Eritrea: My grandmother died heartbroken but never defeated
As much as my grandmother’s heartbreak continues to haunt me, I hope it never stops. It’s a reminder of my patriotic duty.
My grandmother Roma Solomon died heartbroken. She died grieving her son, Seyoum, who had been disappeared by the regime for twenty years. She died grieving her country, Eritrea, that had been destroyed by the comrades she had fought with and trusted.
On the one-year anniversary of her death, her heartbreak continues to haunt me.
My grandmother deserved better. She had been a model patriot her entire life. She joined the war of independence – a thirty-year struggle that stretched from 1961 to 1991 – alongside eight of her children, even when there was no expectation of her as an older woman to do so. Her loyalties were always with the country, not individuals or factions. In 1994, when most people were still high from the euphoria of achieving independence, Roma openly warned about the undemocratic tendencies of the government that had been formed by the guerilla group that had led the liberation efforts.
It did not take long for her fears to become realised. During the war, when Roma had found out that her son Estifanos had been martyred, she didn’t cry, at least not in public. She told people that she would only celebrate her brave son who had made the ultimate sacrifice; he had died a worthy death for his country. But after Seyoum, her other son, was taken from his home in 2001, Roma was never the same. Eritrea was supposed to be free. The time of sacrifice and suffering was supposed to be over.
But it turned out that the new Eritrean government had other plans. In a rapid transition to dictatorship in 2001, President Isaias Afewerki suspended elections, rounded up prominent opposition leaders, and shut down the media. Seyoum, one of the country’s most prolific and brave journalists, was imprisoned alongside other critics never to be seen or heard from again. Roma’s heartbreak was overwhelming – for her son, whom she loved, missed, and worried for deeply, but also for herself. She had been betrayed by comrades who had not only stolen her son but her country. This was not the Eritrea she had fought for.
Roma always said that she had lived under the rule of the Italians, British, Ethiopians, and now finally, under self-rule but that it was only under the rule of Eritreans that they could not even visit prisoners. My grandmother’s radio was always on in her house as she awaited information about her son. She said that if Seyoum was released, she had to hear it straight away. She did want to wait an extra second for someone else to hear it first and deliver the news. My grandmother was in an indefinite mourning period, refusing to attend weddings, celebrations, or even wear shoes. As time went by, she went from asking to visit him, to asking to at least know where he was, and finally to just know if he was still alive. She said she was jealous of her husband who died in 1997 and was spared the unbearable pain she had to carry.
Amidst the heartbreak, Roma remained committed to speaking up. In what quickly became the most censored country in the world, she never lowered her voice. My grandmother was the most stubborn person I have ever heard about. She genuinely did not fear anyone. She openly called for the release of her son, complained about the conditions in the country, and told off regime officials to their faces.

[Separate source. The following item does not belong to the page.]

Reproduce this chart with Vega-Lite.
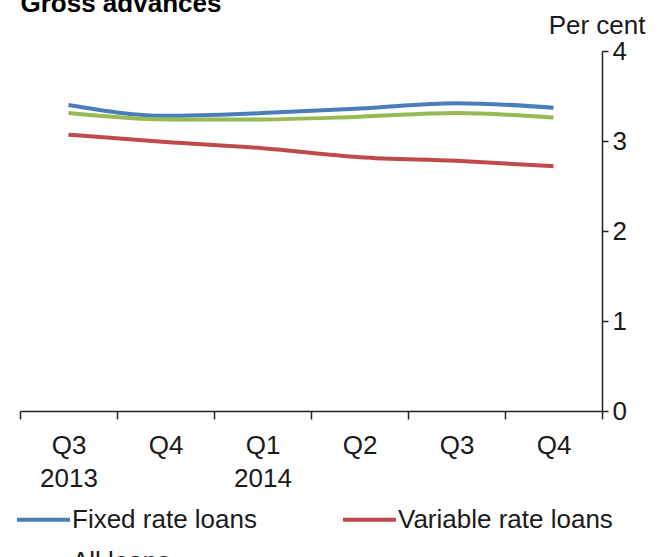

I will never forgive the Eritrean regime for many things, but one of them is that they robbed me from getting to know my grandmother properly. The last time I saw her was in 2008 when I was 12 years old. I have not been able to go back to Eritrea since because of my public work against the regime. I wish I had been able to get to know my grandmother better, and not just from other people’s stories and a few childhood memories. She was a brilliant woman – funny, fearless, honest, smart. It hurts so much that I did not get to fully experience her. It hurts so much to see how so many more of my relatives cannot go back because of the regime and everything they have lost as a result. It hurts so much that my mother still has not visited her mother’s grave and has no idea when she will be able to.
Everyone always called my grandmother jigna. The word comes from the Tigrinya language, one of the main languages in Eritrea, and, according to my favourite translation of the word, it means “a legendary, heroic warrior who can never be defeated”. She had always been a jigna, first by fighting for independence and then by speaking up against the Eritrean regime. She was a true patriot. What makes me so angry about my grandmother’s heartbreak was that it could easily have been prevented if more Eritreans had been as patriotic as her. Yes, up until independence, many Eritreans showed great patriotism, but what happened after? The Eritrea that exists today is a result of the support and apathy towards the regime, especially in the diaspora.
My grandmother’s story is not unique. Too many of our patriots have passed, still not seeing a free Eritrea after decades of sacrifice and suffering. They deserved so much better. A year after my grandmother’s death, her heartbreak continues to haunt me. I hope it never stops. Because as much as it hurts, it is also a necessary reminder of the great legacy behind me and my duty to never stop fighting for my country.
Rest in peace jigna adena Roma Solomon. May you finally find the peace you were robbed off on earth and may you witness the release of your son and liberation of your country from above.